> Instruction
Leave out every picture. Copy exactly the lines from the one holding "Write the Altair code for this chart." through the one holding "label_name_y = [481, 355, 225, 102]".

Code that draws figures

☆ ☆ ☆

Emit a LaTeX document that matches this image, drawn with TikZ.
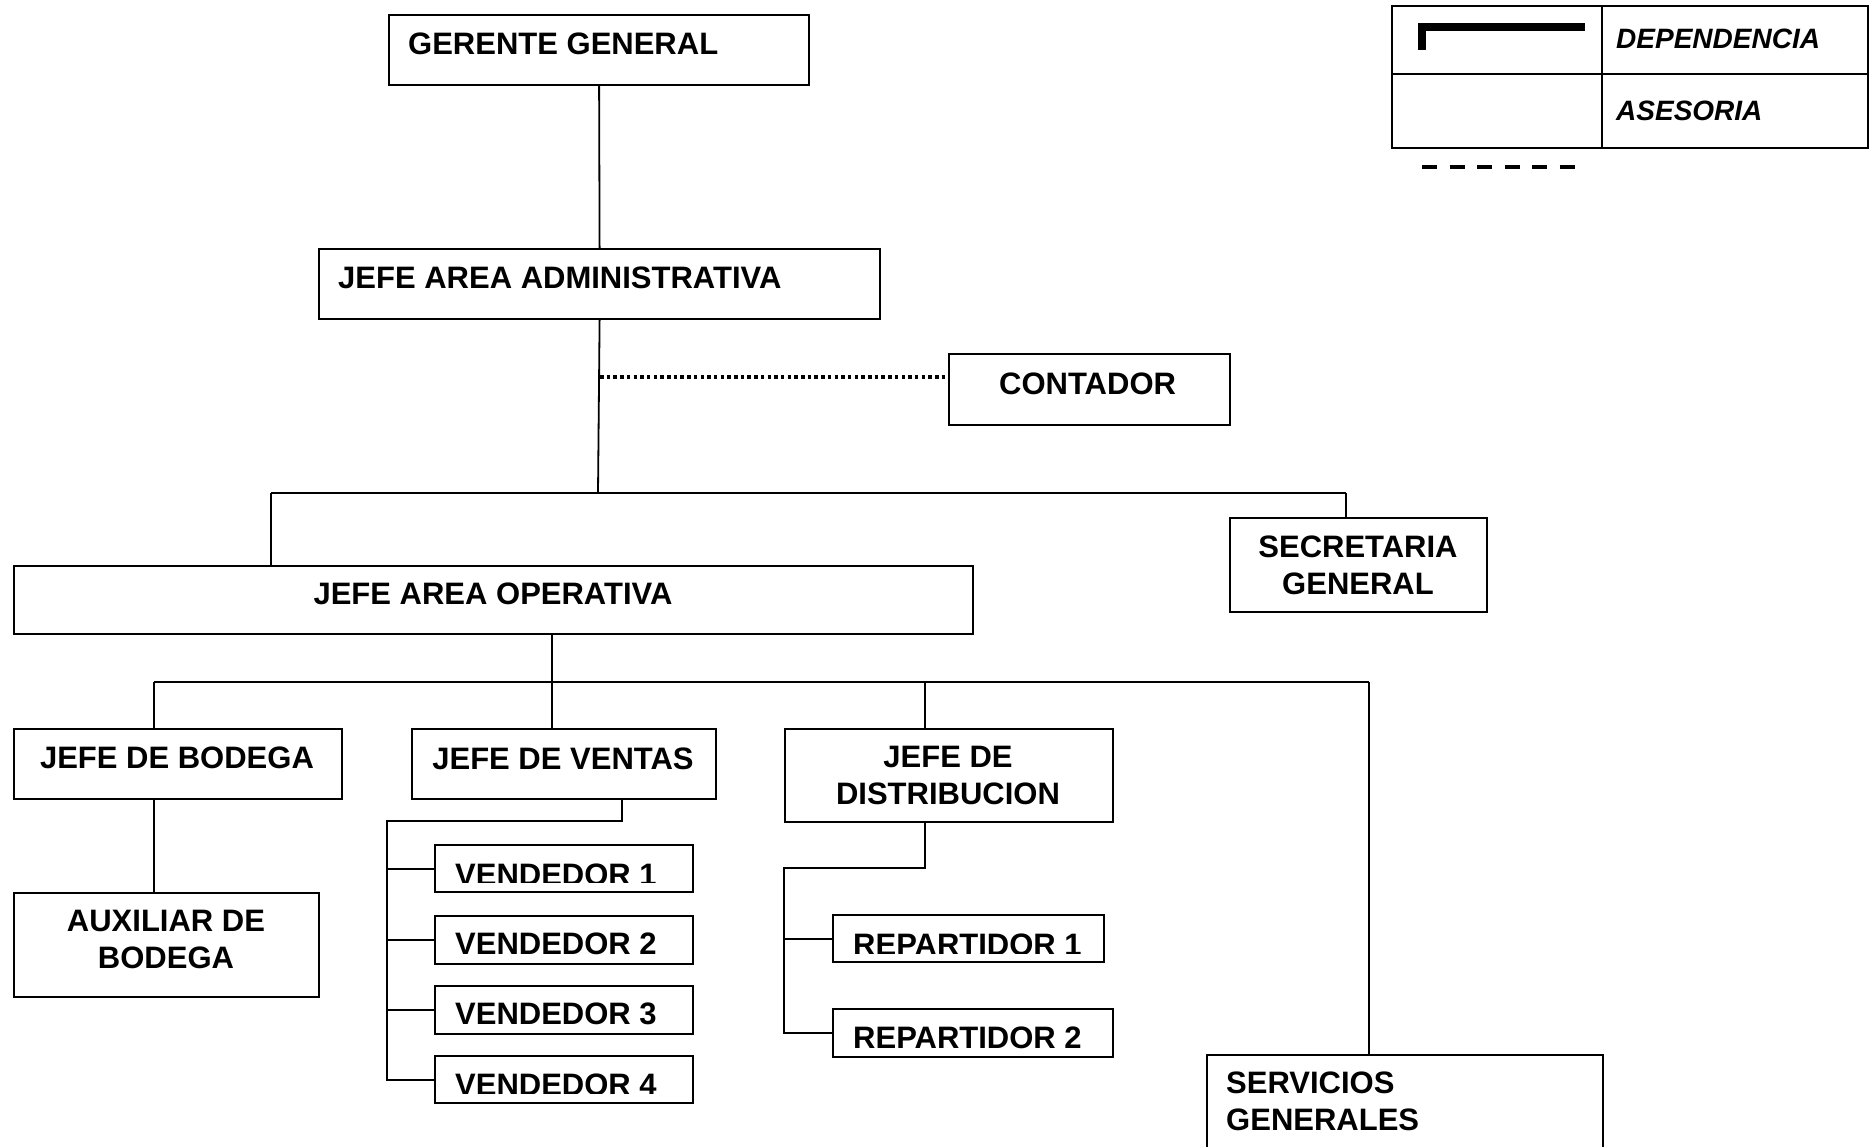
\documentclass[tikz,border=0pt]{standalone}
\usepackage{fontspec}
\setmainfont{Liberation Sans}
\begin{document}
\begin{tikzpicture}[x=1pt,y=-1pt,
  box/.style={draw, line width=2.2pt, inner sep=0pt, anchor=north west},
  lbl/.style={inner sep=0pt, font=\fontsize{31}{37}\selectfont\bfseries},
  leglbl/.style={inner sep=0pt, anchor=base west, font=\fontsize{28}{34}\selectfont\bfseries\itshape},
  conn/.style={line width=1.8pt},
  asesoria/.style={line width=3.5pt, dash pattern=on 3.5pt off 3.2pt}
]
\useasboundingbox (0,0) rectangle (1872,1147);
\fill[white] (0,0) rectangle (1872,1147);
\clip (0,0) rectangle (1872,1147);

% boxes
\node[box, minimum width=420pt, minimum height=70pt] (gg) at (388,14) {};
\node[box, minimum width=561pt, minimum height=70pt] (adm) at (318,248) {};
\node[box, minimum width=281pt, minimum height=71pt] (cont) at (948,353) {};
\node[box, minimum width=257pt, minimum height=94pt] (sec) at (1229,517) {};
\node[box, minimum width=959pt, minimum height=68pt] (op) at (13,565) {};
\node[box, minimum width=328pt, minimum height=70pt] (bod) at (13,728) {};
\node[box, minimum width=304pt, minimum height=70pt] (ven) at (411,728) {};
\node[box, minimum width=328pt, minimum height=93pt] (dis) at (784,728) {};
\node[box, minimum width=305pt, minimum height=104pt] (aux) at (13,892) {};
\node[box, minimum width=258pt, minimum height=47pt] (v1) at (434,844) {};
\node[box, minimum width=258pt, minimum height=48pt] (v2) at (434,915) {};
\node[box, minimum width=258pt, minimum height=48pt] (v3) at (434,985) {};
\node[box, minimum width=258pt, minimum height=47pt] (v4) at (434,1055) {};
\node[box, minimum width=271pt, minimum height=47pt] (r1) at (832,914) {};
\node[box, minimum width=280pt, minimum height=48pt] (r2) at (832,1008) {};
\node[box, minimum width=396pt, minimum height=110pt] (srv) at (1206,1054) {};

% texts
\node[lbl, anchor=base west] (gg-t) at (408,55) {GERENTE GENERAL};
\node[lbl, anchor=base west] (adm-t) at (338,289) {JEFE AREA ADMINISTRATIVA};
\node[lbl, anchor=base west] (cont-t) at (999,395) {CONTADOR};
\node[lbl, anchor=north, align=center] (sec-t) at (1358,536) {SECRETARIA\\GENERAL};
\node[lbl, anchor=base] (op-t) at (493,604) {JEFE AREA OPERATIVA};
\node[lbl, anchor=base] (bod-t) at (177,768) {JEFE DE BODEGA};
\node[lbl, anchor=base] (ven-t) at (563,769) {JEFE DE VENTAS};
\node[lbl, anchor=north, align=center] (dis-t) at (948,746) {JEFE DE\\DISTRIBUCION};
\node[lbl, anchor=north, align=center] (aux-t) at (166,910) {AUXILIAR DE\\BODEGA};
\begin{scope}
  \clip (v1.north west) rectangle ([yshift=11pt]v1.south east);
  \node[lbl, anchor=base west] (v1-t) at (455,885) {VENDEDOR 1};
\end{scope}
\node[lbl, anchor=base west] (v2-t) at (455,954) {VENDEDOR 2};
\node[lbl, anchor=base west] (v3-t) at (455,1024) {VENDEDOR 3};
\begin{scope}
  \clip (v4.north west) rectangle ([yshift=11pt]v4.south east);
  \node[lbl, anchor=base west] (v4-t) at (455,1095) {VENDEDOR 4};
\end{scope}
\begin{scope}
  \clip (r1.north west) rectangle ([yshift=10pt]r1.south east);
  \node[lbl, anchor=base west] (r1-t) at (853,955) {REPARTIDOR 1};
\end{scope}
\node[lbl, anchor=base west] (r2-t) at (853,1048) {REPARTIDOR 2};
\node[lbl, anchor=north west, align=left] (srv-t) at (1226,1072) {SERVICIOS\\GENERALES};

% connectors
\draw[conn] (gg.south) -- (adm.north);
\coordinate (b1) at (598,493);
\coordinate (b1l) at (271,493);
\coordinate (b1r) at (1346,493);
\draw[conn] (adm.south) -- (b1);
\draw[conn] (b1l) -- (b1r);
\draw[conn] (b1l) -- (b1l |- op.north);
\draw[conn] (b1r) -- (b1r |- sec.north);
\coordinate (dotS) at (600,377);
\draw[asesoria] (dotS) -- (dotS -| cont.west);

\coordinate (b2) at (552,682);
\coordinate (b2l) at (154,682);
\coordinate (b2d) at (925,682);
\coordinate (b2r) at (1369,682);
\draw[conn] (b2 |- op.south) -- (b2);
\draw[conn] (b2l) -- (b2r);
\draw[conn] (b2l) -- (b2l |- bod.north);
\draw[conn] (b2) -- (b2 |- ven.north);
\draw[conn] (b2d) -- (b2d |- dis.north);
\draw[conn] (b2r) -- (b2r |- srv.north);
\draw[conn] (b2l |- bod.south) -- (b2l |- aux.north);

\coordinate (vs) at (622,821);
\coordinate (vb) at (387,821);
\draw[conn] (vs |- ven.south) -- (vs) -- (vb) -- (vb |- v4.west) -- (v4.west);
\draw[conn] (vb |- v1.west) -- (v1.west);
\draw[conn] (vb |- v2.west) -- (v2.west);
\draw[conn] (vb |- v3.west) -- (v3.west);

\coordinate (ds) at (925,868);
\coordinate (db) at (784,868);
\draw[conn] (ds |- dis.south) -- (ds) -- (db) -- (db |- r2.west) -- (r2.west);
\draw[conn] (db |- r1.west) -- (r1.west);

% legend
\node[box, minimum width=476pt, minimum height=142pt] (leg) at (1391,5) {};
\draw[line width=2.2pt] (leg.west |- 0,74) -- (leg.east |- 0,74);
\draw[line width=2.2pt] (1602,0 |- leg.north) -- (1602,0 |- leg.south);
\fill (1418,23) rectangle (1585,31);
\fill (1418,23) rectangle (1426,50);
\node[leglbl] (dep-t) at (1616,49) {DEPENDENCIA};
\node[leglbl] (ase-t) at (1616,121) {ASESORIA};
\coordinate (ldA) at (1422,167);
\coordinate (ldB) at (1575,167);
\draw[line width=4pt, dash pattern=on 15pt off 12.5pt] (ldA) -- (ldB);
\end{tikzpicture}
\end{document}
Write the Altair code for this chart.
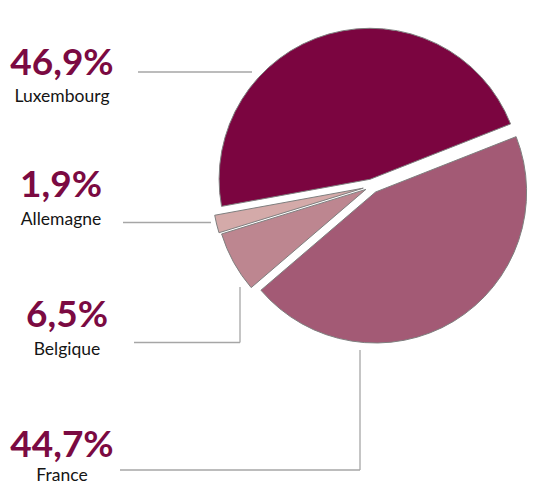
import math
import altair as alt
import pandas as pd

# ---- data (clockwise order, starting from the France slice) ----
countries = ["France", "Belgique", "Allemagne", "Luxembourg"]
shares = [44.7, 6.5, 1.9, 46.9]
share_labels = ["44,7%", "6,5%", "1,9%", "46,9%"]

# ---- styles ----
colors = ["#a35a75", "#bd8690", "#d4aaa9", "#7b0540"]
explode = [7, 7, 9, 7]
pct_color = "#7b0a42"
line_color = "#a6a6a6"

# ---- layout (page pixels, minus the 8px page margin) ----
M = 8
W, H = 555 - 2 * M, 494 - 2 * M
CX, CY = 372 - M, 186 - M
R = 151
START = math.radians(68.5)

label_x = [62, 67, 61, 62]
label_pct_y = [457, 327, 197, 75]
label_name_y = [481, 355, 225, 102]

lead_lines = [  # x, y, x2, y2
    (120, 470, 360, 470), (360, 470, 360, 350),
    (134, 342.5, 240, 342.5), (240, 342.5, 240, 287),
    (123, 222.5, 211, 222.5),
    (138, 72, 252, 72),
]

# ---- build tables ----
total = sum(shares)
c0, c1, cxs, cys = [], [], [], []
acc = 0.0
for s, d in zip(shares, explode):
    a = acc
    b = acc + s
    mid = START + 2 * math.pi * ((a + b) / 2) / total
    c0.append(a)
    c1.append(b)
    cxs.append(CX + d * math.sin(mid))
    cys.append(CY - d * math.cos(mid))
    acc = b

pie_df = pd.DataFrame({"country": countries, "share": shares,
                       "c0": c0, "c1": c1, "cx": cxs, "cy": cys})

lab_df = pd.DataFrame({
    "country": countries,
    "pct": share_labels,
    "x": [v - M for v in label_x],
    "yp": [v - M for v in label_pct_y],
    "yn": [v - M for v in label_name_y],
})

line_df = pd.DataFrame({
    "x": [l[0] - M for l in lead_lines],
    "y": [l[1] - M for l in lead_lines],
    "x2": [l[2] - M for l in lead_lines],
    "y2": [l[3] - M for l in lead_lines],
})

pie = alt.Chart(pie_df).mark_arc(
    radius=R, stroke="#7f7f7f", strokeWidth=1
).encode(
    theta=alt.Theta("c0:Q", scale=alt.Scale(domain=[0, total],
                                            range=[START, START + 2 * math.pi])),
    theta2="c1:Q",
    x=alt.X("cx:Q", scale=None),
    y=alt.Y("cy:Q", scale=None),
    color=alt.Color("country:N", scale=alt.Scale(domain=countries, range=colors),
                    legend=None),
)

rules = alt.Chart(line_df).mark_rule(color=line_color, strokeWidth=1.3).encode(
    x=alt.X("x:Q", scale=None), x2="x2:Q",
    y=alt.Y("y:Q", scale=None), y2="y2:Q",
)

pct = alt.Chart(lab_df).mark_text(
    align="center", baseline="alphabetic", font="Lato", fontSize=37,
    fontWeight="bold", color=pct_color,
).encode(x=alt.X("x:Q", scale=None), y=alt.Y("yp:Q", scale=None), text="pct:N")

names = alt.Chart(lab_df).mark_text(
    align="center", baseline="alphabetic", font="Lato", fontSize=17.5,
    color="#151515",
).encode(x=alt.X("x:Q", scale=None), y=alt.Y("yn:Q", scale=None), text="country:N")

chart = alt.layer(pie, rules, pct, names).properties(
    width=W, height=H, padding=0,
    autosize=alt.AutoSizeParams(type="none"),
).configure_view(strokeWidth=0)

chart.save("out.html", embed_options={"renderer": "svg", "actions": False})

☆ ☆ ☆

> Task result
Write the Altair code for this chart.
import math
import altair as alt
import pandas as pd

# ---- data (clockwise order, starting from the France slice) ----
countries = ["France", "Belgique", "Allemagne", "Luxembourg"]
shares = [44.7, 6.5, 1.9, 46.9]
share_labels = ["44,7%", "6,5%", "1,9%", "46,9%"]

# ---- styles ----
colors = ["#a35a75", "#bd8690", "#d4aaa9", "#7b0540"]
explode = [7, 7, 9, 7]
pct_color = "#7b0a42"
line_color = "#a6a6a6"

# ---- layout (page pixels, minus the 8px page margin) ----
M = 8
W, H = 555 - 2 * M, 494 - 2 * M
CX, CY = 372 - M, 186 - M
R = 151
START = math.radians(68.5)

label_x = [62, 67, 61, 62]
label_pct_y = [457, 327, 197, 75]
label_name_y = [481, 355, 225, 102]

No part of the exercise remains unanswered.